The Federal Trade Commission, preparing for “an unprecedented year of investigations and litigation,” fast-tracked spending nearly $3 million on technology to support the agency as it digs into the Equifax Inc. data breach and other cases of consumer harm.

Federal records disclosed this month show the FTC recently awarded a one-year contract to Innovative Discovery LLC, an Arlington, Virginia-based provider of electronic discovery technology, to provide a secure litigation support service. Justifying the agency's decision not to open a competitive bidding process, the FTC said it “faces usual and compelling circumstances that require the immediate initiation of this pilot.”

“The FTC is entering into an unprecedented year of investigations and litigation, including its investigation into the Equifax data breach and an usually high number of forensic data acquisitions in fraud cases,” agency officials wrote. The contract, they added, “is essential to enabling the FTC to successfully conduct investigations and litigation to stop consumer harm, thus enabling the agency to accomplish its mission.”

According to a federal database of agency expenditures, the FTC is spending $2.75 million for the service. The contract was awarded Sept. 29.

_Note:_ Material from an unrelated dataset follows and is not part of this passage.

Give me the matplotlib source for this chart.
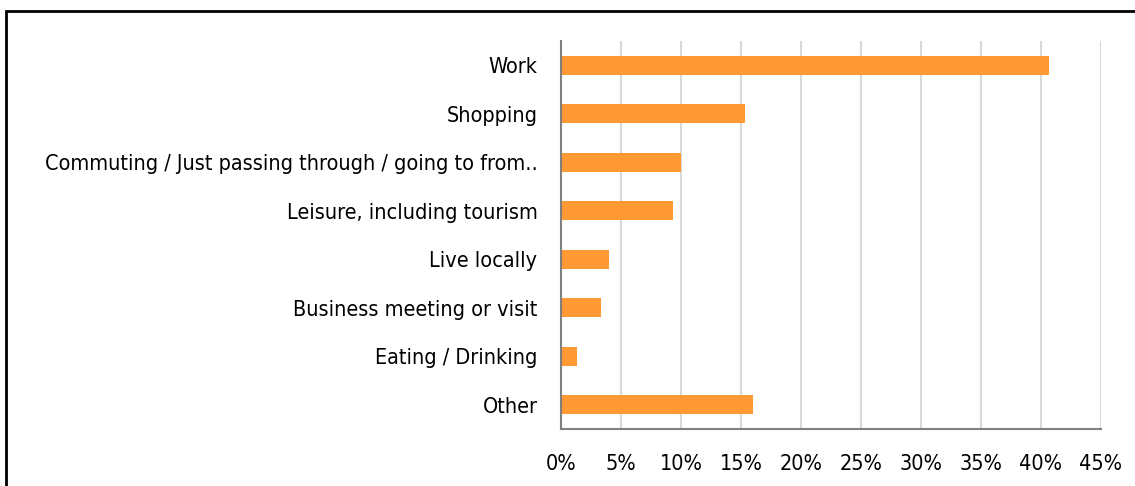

The contracting document—called a “Justification for Other than Full and Open Competition,” or JOFOC—underscores the gravity of the challenge before the FTC as it wades into one of the largest data breaches in U.S. history. Last month, the FTC took the unusual step of confirming that it is investigating Equifax over a hack that compromised the personal information of 145 million people—nearly half the U.S. population. Numerous lawsuits have piled up against the company.

The agency is entering the Equifax probe somewhat shorthanded. Nearly nine months into the Trump administration, three of the FTC's five seats remain vacant, and no one has been nominated to fill them.

Meanwhile, Thomas Pahl, the interim head of the FTC's consumer protection division has recused himself from the Equifax investigation because of his past representation of the credit bureau while at the law firm Arnall Golden Gregory. A deputy, FTC veteran Daniel Kaufman, is leading the Equifax investigation.

In recent years, the FTC has asserted itself as the top cop on the cybersecurity beat, taking action against companies such as Wyndham Hotels and Resorts and Ashley Madison—the dating site marketed to those looking to have affairs—over lax data protections.

Terrell McSweeney, one of the two sitting commissioners at the agency, recently said in an interview with the Daily Princetonian that Congress should give the agency “more authority to penalize companies if they aren't adequately securing very sensitive information that they have.” She added: “I firmly believe we need stronger data security protections, stronger privacy protections, stronger rights around our own data as consumers in the digital age.”

The FTC may not be alone in investigating the Equifax breach. Days after Equifax learned of the breach but weeks before the public disclosure, three managers sold off a combined $1.8 million in company stock. The sales of those shares have prompted calls for the U.S. Securities and Exchange Commission to launch an insider-trading investigation.

Richard Smith, the former Equifax CEO who retired in the fallout from the breach, endured three days of grilling last week on Capitol Hill. Legal teams from King & Spalding, DLA Piper and Quinn Emanuel Urquhart & Sullivan were in the hearing rooms for Smith and the company.